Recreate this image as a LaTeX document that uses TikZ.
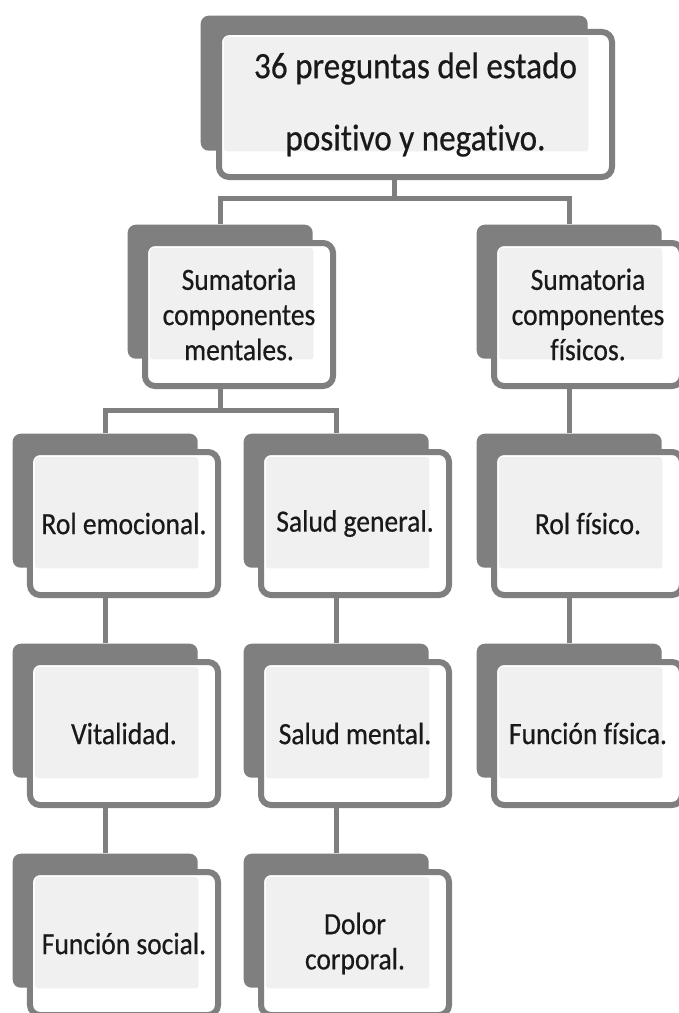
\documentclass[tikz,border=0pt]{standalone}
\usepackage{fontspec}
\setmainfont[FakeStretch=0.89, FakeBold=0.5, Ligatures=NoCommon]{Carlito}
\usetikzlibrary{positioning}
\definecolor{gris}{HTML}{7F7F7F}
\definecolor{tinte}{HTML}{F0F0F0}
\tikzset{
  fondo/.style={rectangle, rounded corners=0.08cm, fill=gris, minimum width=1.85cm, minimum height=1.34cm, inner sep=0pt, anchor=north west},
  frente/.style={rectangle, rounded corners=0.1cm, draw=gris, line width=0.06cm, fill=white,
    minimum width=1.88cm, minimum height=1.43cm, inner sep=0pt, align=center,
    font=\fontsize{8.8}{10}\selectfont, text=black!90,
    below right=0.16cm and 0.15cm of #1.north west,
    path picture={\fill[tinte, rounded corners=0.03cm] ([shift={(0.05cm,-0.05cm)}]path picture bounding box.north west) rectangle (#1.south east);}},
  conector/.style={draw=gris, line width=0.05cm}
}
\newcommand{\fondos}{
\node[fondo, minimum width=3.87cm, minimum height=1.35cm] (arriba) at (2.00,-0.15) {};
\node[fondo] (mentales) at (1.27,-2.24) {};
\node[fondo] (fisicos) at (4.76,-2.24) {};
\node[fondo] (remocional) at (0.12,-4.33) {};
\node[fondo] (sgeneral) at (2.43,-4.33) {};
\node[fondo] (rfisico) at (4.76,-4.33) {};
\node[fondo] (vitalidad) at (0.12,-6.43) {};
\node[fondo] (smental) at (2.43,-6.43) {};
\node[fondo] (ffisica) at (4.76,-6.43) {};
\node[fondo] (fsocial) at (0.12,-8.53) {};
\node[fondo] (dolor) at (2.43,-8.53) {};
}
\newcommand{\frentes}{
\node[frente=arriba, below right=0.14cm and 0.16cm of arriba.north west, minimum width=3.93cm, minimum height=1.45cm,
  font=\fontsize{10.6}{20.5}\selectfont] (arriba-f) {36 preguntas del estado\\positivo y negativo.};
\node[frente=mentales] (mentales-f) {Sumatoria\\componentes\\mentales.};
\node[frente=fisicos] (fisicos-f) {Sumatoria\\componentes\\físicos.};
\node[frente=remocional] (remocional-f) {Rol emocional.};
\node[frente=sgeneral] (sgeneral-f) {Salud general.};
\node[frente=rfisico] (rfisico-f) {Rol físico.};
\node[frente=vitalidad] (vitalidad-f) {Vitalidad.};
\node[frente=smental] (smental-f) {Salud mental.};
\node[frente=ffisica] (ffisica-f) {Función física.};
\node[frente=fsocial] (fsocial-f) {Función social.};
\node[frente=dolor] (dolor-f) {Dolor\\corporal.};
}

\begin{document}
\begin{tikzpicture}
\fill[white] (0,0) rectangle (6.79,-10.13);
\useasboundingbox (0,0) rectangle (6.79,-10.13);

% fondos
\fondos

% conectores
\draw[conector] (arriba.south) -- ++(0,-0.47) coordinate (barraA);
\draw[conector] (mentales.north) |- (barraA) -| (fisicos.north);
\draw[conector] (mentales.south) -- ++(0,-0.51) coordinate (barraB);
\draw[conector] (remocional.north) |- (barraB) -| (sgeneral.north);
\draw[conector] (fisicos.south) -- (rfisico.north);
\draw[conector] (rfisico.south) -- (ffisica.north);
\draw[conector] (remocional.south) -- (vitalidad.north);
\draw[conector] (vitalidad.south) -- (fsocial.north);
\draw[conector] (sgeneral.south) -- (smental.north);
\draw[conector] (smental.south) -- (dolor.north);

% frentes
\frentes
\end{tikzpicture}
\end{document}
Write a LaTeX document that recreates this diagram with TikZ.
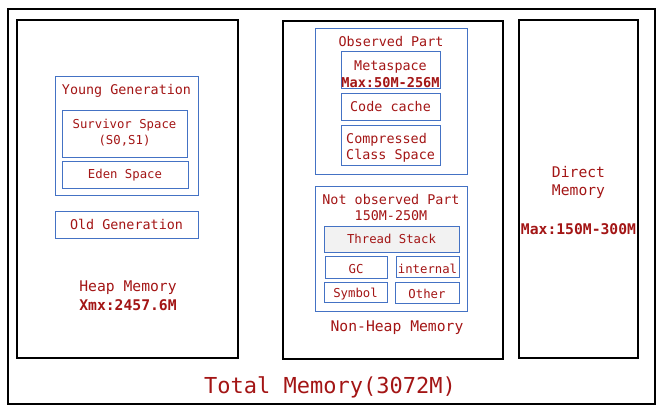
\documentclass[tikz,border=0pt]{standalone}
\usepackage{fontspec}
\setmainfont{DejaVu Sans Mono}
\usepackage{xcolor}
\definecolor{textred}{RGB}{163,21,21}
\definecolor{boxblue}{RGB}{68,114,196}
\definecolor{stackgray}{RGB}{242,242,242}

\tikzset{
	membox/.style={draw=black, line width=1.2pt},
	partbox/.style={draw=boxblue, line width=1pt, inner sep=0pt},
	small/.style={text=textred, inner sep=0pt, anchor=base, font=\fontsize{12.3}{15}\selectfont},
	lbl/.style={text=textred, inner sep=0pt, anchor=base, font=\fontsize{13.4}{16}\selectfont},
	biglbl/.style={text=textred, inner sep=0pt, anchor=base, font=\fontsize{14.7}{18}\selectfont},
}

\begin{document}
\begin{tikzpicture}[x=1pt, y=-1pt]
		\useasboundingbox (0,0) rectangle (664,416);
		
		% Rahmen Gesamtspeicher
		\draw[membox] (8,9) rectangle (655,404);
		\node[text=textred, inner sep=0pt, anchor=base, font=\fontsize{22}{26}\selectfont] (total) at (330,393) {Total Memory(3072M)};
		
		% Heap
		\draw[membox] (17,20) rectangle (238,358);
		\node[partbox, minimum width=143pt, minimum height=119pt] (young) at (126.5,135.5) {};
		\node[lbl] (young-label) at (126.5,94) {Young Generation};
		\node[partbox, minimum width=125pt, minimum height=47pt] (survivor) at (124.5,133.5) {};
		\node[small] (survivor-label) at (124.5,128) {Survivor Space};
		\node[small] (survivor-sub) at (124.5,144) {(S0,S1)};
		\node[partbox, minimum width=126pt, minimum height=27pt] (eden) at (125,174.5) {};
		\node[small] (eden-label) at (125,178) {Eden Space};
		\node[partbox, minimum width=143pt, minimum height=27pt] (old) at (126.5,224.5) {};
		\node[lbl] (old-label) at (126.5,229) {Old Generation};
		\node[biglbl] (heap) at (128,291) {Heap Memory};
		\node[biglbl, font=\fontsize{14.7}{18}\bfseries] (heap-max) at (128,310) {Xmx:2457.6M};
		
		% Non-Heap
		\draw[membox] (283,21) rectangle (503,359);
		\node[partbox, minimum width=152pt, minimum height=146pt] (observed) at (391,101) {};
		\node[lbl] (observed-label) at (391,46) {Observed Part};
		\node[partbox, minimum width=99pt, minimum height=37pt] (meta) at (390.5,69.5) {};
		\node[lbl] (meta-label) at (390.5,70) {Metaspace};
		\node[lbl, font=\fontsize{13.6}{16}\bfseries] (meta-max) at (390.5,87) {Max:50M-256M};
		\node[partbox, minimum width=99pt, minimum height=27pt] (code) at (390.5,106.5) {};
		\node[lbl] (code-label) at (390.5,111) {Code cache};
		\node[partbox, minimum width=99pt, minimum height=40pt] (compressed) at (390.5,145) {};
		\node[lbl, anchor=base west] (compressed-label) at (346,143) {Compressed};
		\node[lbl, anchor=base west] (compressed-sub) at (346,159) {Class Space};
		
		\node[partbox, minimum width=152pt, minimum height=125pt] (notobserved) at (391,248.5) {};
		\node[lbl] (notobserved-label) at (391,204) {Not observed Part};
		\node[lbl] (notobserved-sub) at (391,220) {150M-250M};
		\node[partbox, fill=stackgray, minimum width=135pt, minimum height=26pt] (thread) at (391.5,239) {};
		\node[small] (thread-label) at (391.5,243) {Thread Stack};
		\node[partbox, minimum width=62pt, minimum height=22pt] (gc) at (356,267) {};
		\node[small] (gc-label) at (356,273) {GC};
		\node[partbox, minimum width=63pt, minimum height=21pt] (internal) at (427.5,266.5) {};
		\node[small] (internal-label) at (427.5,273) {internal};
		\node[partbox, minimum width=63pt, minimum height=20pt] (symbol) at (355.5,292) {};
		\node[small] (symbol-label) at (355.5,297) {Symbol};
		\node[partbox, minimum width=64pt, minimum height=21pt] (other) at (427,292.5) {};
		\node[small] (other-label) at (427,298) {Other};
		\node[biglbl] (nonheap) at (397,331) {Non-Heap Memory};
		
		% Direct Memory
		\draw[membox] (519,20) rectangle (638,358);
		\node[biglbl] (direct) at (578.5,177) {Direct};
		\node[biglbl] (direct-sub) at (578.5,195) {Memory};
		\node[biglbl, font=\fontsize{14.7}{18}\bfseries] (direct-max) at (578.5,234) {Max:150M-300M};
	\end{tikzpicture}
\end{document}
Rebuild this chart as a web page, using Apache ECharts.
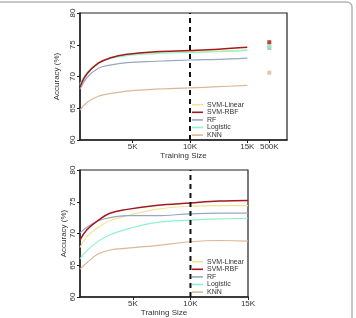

··········

• **Exercise task**: Starting at the line with "Write a LaTeX" and ending at the line with "(0,0) rectangle (664,416);", copy each line exactly, both ends included. Do not copy the pictures.

• **Output below**:
Write a LaTeX document that recreates this diagram with TikZ.
\documentclass[tikz,border=0pt]{standalone}
\usepackage{fontspec}
\setmainfont{DejaVu Sans Mono}
\usepackage{xcolor}
\definecolor{textred}{RGB}{163,21,21}
\definecolor{boxblue}{RGB}{68,114,196}
\definecolor{stackgray}{RGB}{242,242,242}

\tikzset{
	membox/.style={draw=black, line width=1.2pt},
	partbox/.style={draw=boxblue, line width=1pt, inner sep=0pt},
	small/.style={text=textred, inner sep=0pt, anchor=base, font=\fontsize{12.3}{15}\selectfont},
	lbl/.style={text=textred, inner sep=0pt, anchor=base, font=\fontsize{13.4}{16}\selectfont},
	biglbl/.style={text=textred, inner sep=0pt, anchor=base, font=\fontsize{14.7}{18}\selectfont},
}

\begin{document}
\begin{tikzpicture}[x=1pt, y=-1pt]
		\useasboundingbox (0,0) rectangle (664,416);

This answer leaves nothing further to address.